Directions –
Which lines hold the word "chart"? Copy each of them from the material.
* Begin *
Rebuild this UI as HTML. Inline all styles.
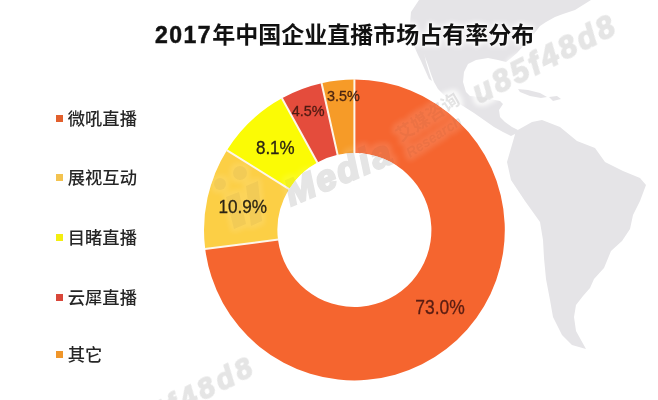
<!DOCTYPE html>
<html><head><meta charset="utf-8">
<style>
html,body{margin:0;padding:0;background:#fff;}
body{width:658px;height:400px;overflow:hidden;position:relative;}
#chart{position:absolute;left:0;top:0;}
.title{position:absolute;left:155px;top:20px;font-family:"Liberation Sans","Noto Sans CJK SC",sans-serif;font-weight:bold;font-size:23px;color:#111;white-space:nowrap;line-height:30px;text-shadow:0 0 3px #fff,0 0 3px #fff,0 0 6px #fff,0 0 6px #fff;}
.lg{position:absolute;left:55.5px;font-family:"Liberation Sans","Noto Sans CJK SC",sans-serif;font-size:17.3px;color:#262626;font-weight:500;white-space:nowrap;line-height:20px;}
.lg i{display:inline-block;width:7px;height:7px;margin-right:5.3px;vertical-align:middle;position:relative;top:-1.7px;}
</style></head>
<body>
<svg id="chart" width="658" height="400" viewBox="0 0 658 400">
  <filter id="soft" x="-5%" y="-5%" width="110%" height="110%"><feGaussianBlur stdDeviation="0.7"/></filter>
  <g fill="#e5e4e7" filter="url(#soft)">
    <!-- North America -->
    <path d="M419,0 L591,0 L583,5 L575,10 L563,14 L555,17 L546,22 L540,26 L533,35 L525,44 L517,53 L510,59 L506,62 L498,60 L488,58 L476,60 L468,64 L464,72 L463,82 L466,92 L470,96 L480,97 L490,99 L500,101 L503,104 L499,110 L500,117 L505,122 L512,127 L518,130 L517,133 L511,136 L503,132 L494,127 L484,120 L474,113 L463,106 L452,100 L444,95 L438,89 L434,82 L431,74 L428,65 L425,57 L424,53 L426,62 L429,72 L432,81 L429,79 L425,70 L421,61 L418,55 L414,46 L411,36 L410,24 L411,12 Z"/>
    <path d="M518,89 L528,90 L540,93 L547,97 L541,98 L530,96 L520,92 Z"/>
    <path d="M549,97 L557,96 L561,99 L553,101 Z"/>
    <!-- South America -->
    <path d="M516,131 L532,122 L542,120 L560,127 L577,141 L595,148 L605,162 L623,171 L640,178 L646,185 L640,201 L633,215 L630,229 L622,241 L611,251 L604,268 L594,279 L590,288 L583,296 L576,305 L574,317 L576,331 L586,349 L572,345 L562,335 L553,317 L550,300 L546,279 L544,258 L543,240 L540,222 L525,201 L511,180 L507,162 Z"/>
  </g>
  <g>
    <path fill="#f5652f" d="M354.40,79.60 A150.4,150.4 0 1 1 205.19,248.85 L278.01,239.65 A77,77 0 1 0 354.40,153.00 Z"/>
    <path fill="#fccf45" d="M205.19,248.85 A150.4,150.4 0 0 1 226.91,150.21 L289.13,189.15 A77,77 0 0 0 278.01,239.65 Z"/>
    <path fill="#fbfb05" d="M226.91,150.21 A150.4,150.4 0 0 1 281.94,98.20 L317.30,162.52 A77,77 0 0 0 289.13,189.15 Z"/>
    <path fill="#e44c3c" d="M281.94,98.20 A150.4,150.4 0 0 1 321.59,83.22 L337.60,154.85 A77,77 0 0 0 317.30,162.52 Z"/>
    <path fill="#f69b28" d="M321.59,83.22 A150.4,150.4 0 0 1 354.40,79.60 L354.40,153.00 A77,77 0 0 0 337.60,154.85 Z"/>
  </g>
  <path stroke="#fdf6ea" stroke-width="2" fill="none" d="M278.50,239.59 L204.89,248.89 M289.55,189.42 L226.65,150.05 M317.55,162.96 L281.80,97.94 M337.71,155.34 L321.53,82.93 M354.40,153.50 L354.40,79.30"/>
  <defs>
    <clipPath id="offring"><path clip-rule="evenodd" d="M0,0 H658 V400 H0 Z M354.4,79.6 A150.4,150.4 0 1 1 354.4,380.4 A150.4,150.4 0 1 1 354.4,79.6 Z M354.4,153 A77,77 0 1 1 354.4,307 A77,77 0 1 1 354.4,153 Z"/></clipPath>
    <g id="wm" font-family="Liberation Sans, sans-serif" font-weight="bold" font-style="italic">
    <circle cx="220" cy="184" r="6"/>
    <circle cx="240" cy="173" r="7"/>
    <path d="M226,197 L239,192 L246,224 L234,229 Z"/>
    <path d="M246,186 L258,181 L262,221 L251,226 Z"/>
    <text transform="translate(291,206) rotate(-23)" font-size="36" letter-spacing="2.5" stroke="#000" stroke-width="2.6">Media</text>
    <text transform="translate(401,142) rotate(-33)" font-size="18" font-style="normal" font-family="Liberation Sans, Noto Sans CJK SC, sans-serif">艾媒咨询</text>
    <text transform="translate(410,158) rotate(-33)" font-size="14">Research</text>
    <text transform="translate(479,104) rotate(-27)" font-size="31" letter-spacing="3" stroke="#000" stroke-width="1.6">u85f48d8</text>
    <text transform="translate(118,444) rotate(-27)" font-size="29" letter-spacing="4" stroke="#000" stroke-width="1.6">u85f48d8</text>
    </g>
  </defs>
  <filter id="glow" x="-20%" y="-20%" width="140%" height="140%">
    <feMorphology in="SourceAlpha" operator="dilate" radius="2.5" result="d"/>
    <feGaussianBlur in="d" stdDeviation="2.5" result="b"/>
    <feFlood flood-color="#fff"/>
    <feComposite in2="b" operator="in"/>
  </filter>
  <use href="#wm" fill="#000" filter="url(#glow)" opacity="0.8" clip-path="url(#offring)"/>
  <use href="#wm" fill="#000" filter="url(#glow)" opacity="0.12"/>
  <use href="#wm" fill="#000" opacity="0.04"/>
  <use href="#wm" fill="#000" opacity="0.065" clip-path="url(#offring)"/>
  <g font-family="Liberation Sans, sans-serif" fill="#2b2414" stroke="#2b2414" stroke-width="0.3" text-anchor="middle">
    <text fill="#5a1d12" stroke="#5a1d12" x="440" y="314" font-size="20" textLength="49.5" lengthAdjust="spacingAndGlyphs">73.0%</text>
    <text x="242.7" y="213.2" font-size="19" textLength="48.6" lengthAdjust="spacingAndGlyphs">10.9%</text>
    <text x="275.3" y="154.4" font-size="18" textLength="38.7" lengthAdjust="spacingAndGlyphs">8.1%</text>
    <text fill="#4e1a12" stroke="#4e1a12" x="308.1" y="116.2" font-size="14.6" textLength="32.8" lengthAdjust="spacingAndGlyphs">4.5%</text>
    <text fill="#4a2412" stroke="#4a2412" x="343.4" y="100.8" font-size="14.6" textLength="32.8" lengthAdjust="spacingAndGlyphs">3.5%</text>
  </g>
</svg>
<div class="title"><span style="letter-spacing:1.5px;-webkit-text-stroke:0.5px #111">2017</span>年中国企业直播市场占有率分布</div>
<div class="lg" style="top:109px"><i style="background:#e2602d"></i>微吼直播</div>
<div class="lg" style="top:168px"><i style="background:#f3c350"></i>展视互动</div>
<div class="lg" style="top:227.5px"><i style="background:#f3ee10"></i>目睹直播</div>
<div class="lg" style="top:287.5px"><i style="background:#d9473a"></i>云犀直播</div>
<div class="lg" style="top:345px"><i style="background:#f0962a"></i>其它</div>
</body></html>
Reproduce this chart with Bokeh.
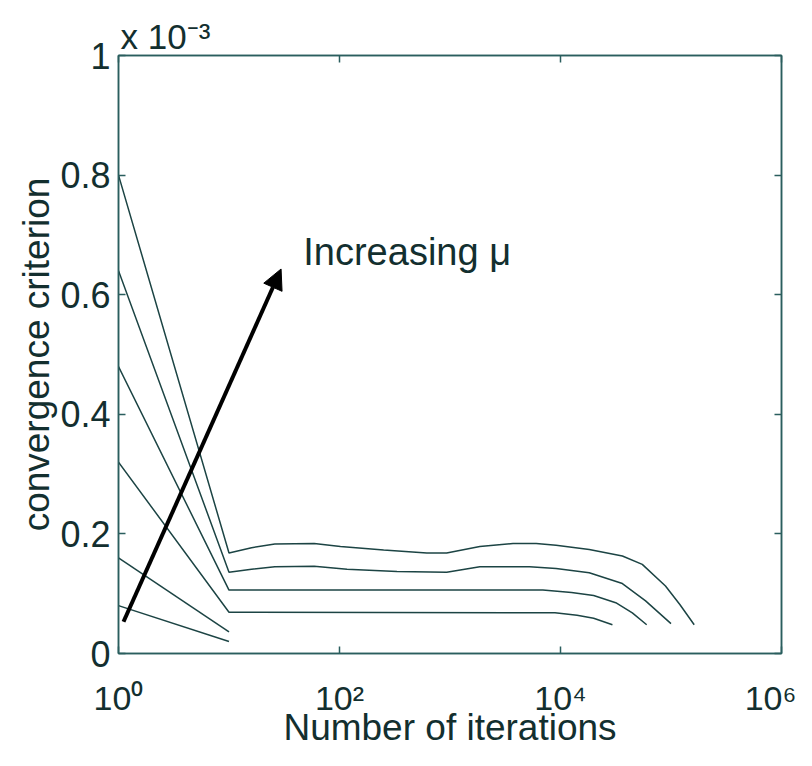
import math
from bokeh.plotting import figure
from bokeh.models import Range1d, LogAxis, LinearAxis, FixedTicker, Arrow, NormalHead, Label
from bokeh.embed import file_html
from bokeh.resources import INLINE

# ---- data (y in units of 1e-3) ----
x_ticks = [1, 100, 10000, 1000000]
x_tick_labels = ["10\u2070", "10\u00b2", "10\u2074", "10\u2076"]
y_ticks = [0, 0.2, 0.4, 0.6, 0.8, 1.0]
y_tick_labels = ["0", "0.2", "0.4", "0.6", "0.8", "1"]
y_multiplier = "x 10\u207b\u00b3"
x_title = "Number of iterations"
y_title = "convergence criterion"

s1_x = [1, 10, 16, 26, 59, 102, 251, 617, 933, 1862, 3715, 6026, 9120, 18197, 36308, 54954, 89125, 120226, 162181]
s1_y = [0.80, 0.168, 0.177, 0.183, 0.184, 0.179, 0.173, 0.168, 0.168, 0.179, 0.184, 0.184, 0.181, 0.174, 0.163, 0.149, 0.113, 0.082, 0.048]

s2_x = [1, 10, 16, 26, 59, 117, 331, 933, 1862, 5248, 9120, 18197, 36308, 58884, 100000]
s2_y = [0.64, 0.136, 0.141, 0.145, 0.146, 0.141, 0.137, 0.136, 0.145, 0.145, 0.142, 0.135, 0.117, 0.088, 0.050]

s3_x = [1, 10, 6918, 12589, 19953, 31623, 44668, 60256]
s3_y = [0.48, 0.106, 0.106, 0.102, 0.097, 0.085, 0.068, 0.048]

s4_x = [1, 10, 8913, 14125, 19953, 29512]
s4_y = [0.32, 0.069, 0.068, 0.064, 0.059, 0.048]

s5_x = [1, 10]
s5_y = [0.16, 0.036]

s6_x = [1, 10]
s6_y = [0.08, 0.020]

arrow_x = [1.11, 29.6]
arrow_y = [0.053, 0.643]
annot_text = "Increasing \u03bc"
annot_x = 47
annot_y = 0.672

FONT = "Liberation Sans"
TXT = "#132f2f"
LINE = "#1c4444"
FRAME = "#2a5e5e"

p = figure(width=796, height=750, x_axis_type="log",
           x_range=Range1d(1, 1e6), y_range=Range1d(0, 1),
           output_backend="svg", toolbar_location=None,
           min_border_left=118, min_border_right=15,
           min_border_top=55, min_border_bottom=90,
           title=y_multiplier)
p.grid.visible = False
p.background_fill_color = "white"
p.outline_line_color = FRAME
p.outline_line_width = 1.5

p.title.text_font = FONT
p.title.text_font_size = "35px"
p.title.text_font_style = "normal"
p.title.text_color = TXT
p.title.align = "left"
p.title.offset = 2
p.title.standoff = 0

def style_axis(ax, ticks, overrides=None, size="35px", standoff=8):
    ax.ticker = FixedTicker(ticks=ticks, minor_ticks=[])
    ax.major_tick_in = 7
    ax.major_tick_out = 0
    ax.minor_tick_line_color = None
    ax.axis_line_color = FRAME
    ax.axis_line_width = 1.5
    ax.major_tick_line_color = FRAME
    ax.major_tick_line_width = 1.5
    if overrides is not None:
        ax.major_label_overrides = overrides
        ax.major_label_text_font = FONT
        ax.major_label_text_font_size = size
        ax.major_label_text_color = TXT
        ax.major_label_standoff = standoff
    else:
        ax.major_label_overrides = {t: "" for t in ticks}
        ax.major_label_text_font_size = "1px"
        ax.major_label_standoff = 0

xa = p.xaxis[0]
style_axis(xa, x_ticks, {t: l for t, l in zip(x_ticks, x_tick_labels)}, "34px", 25)
xa.axis_label = x_title
xa.axis_label_text_font = FONT
xa.axis_label_text_font_size = "37px"
xa.axis_label_text_font_style = "normal"
xa.axis_label_text_color = TXT
xa.axis_label_standoff = -13

ya = p.yaxis[0]
style_axis(ya, y_ticks, {t: l for t, l in zip(y_ticks, y_tick_labels)}, "36px", 8)
ya.axis_label = y_title
ya.axis_label_text_font = FONT
ya.axis_label_text_font_size = "37px"
ya.axis_label_text_font_style = "normal"
ya.axis_label_text_color = TXT
ya.axis_label_standoff = 0

top = LogAxis()
style_axis(top, x_ticks)
p.add_layout(top, "above")
right = LinearAxis()
style_axis(right, y_ticks)
p.add_layout(right, "right")

for xs, ys in [(s1_x, s1_y), (s2_x, s2_y), (s3_x, s3_y), (s4_x, s4_y), (s5_x, s5_y), (s6_x, s6_y)]:
    p.line(xs, ys, line_color=LINE, line_width=1.5)

p.add_layout(Arrow(end=NormalHead(size=20, fill_color="black", line_color="black"),
                   x_start=arrow_x[0], y_start=arrow_y[0], x_end=arrow_x[1], y_end=arrow_y[1],
                   line_width=4, line_color="black"))

p.add_layout(Label(x=annot_x, y=annot_y, text=annot_text, text_font=FONT,
                   text_font_size="38px", text_color=TXT, text_baseline="alphabetic"))

open("out.html", "w").write(file_html(p, INLINE))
* End *
Task response –
#chart{position:absolute;left:0;top:0;}
<svg id="chart" width="658" height="400" viewBox="0 0 658 400">
Reproduce this chart with Bokeh.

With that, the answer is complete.